Targeted breast ultrasound can be used on its own, without the need for mammography, in following up suspicious areas of concern in women younger than 30, but the jury is still out on whether mammography is needed for women ages 30 to 39, according to a pair of presentations at the RSNA meeting in Chicago earlier this month.

Although breast ultrasound is already indicated for women younger than 30 with suspicious breast findings, outcomes data are lacking for women in this age group. Another important question is whether mammography should also be performed in these patients.

Seeking to answer these questions was a research team led by Dr. Constance Lehman, Ph.D., from the University of Washington in Seattle. The group examined a cohort of 830 women younger than 30 who underwent ultrasound evaluation of suspicious lesions. The group received 1,123 ultrasound studies, and 1,091 lesions were detected.

Biopsy was recommended in 174 patients and actually performed in 168. Of those, three patients were diagnosed with cancer, for a positive biopsy rate of 1.8%, and all three cancers were detected and identified by ultrasound. No other lesions were cancer, and all of the nonmalignancies were graded as BI-RADS 1-3, indicating they were probably not malignant.

"We found no malignancy in any patient with a negative, benign, or probably benign ultrasound finding," Lehman said.

The overall incidence of cancer in the women younger than 30 is low (0.4%), and the biopsy yield is also low, the researchers noted. This indicates that surveillance with ultrasound might be preferred over biopsy in these very young patients.

"Ultrasound is highly sensitive in this setting [100%], supporting its use as the primary imaging modality," she said.

The researchers also conducted a second study that examined the use of ultrasound in women ages 30 to 39 to determine whether mammography was needed in this older patient population as well.

Over a four-year study period, the researchers pulled 1,327 cases representing 1,032 patients. In all, 98% of cases were benign (1,301/1,327) and 2% were malignant (26/1,327). All of the cancers at the site of concern were identified by ultrasound and none by mammography.

Ultrasound turned in a sensitivity rate at the site of concern of 100%, compared with 64% for mammography, and ultrasound's specificity was 89%, compared with 94% for mammography. Mammography use resulted in the detection of one additional cancer in an asymptomatic area of the breast in a 32-year-old found to have a BRCA2 mutation.

The authors concluded that imaging is warranted in women 30 to 39 who present with focal signs or symptoms of cancer due to the small but real risk of malignancy. Ultrasound shows high sensitivity in this patient population, while the added value of mammography is less clear and warrants additional research.

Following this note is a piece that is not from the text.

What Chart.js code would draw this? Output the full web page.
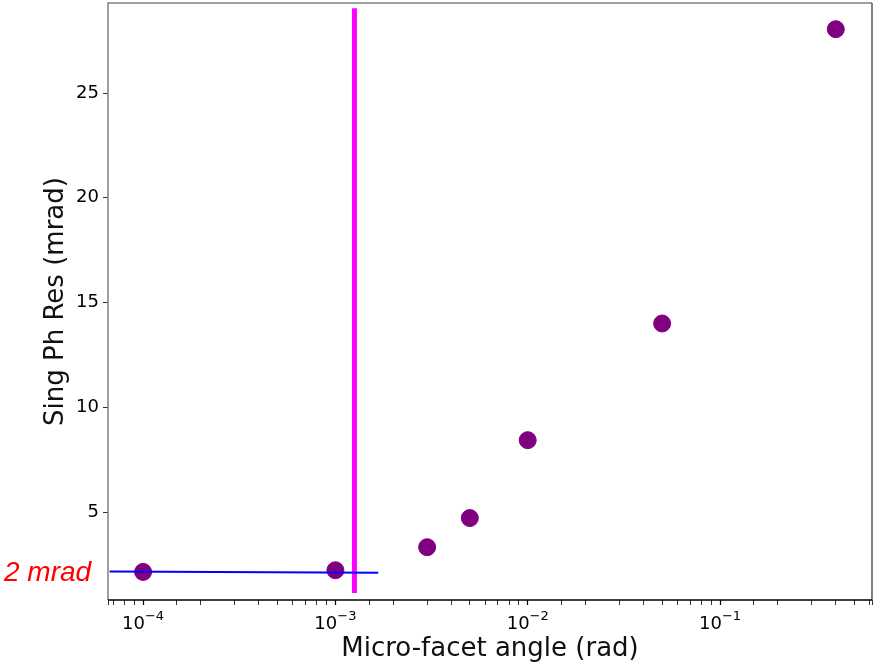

The studies indicate that breast physicians can be more comfortable with ultrasound's findings in guiding additional workup, said Dr. Joseph Tashjian, president of St. Paul Radiology in Minnesota. Tashjian moderated an RSNA press briefing at which the results were presented.

"Many women of this age have 'lumpy' breasts, which is different than a 'lump' in the breast," Tashjian said. "Dr. Lehman's study shows that we can be comfortable in starting out diagnostic workup with ultrasound in these women. We have had the same experience as Dr. Lehman with ultrasound. We find it very reliably answers the question as to whether the lesion is cancer or normal breast tissue."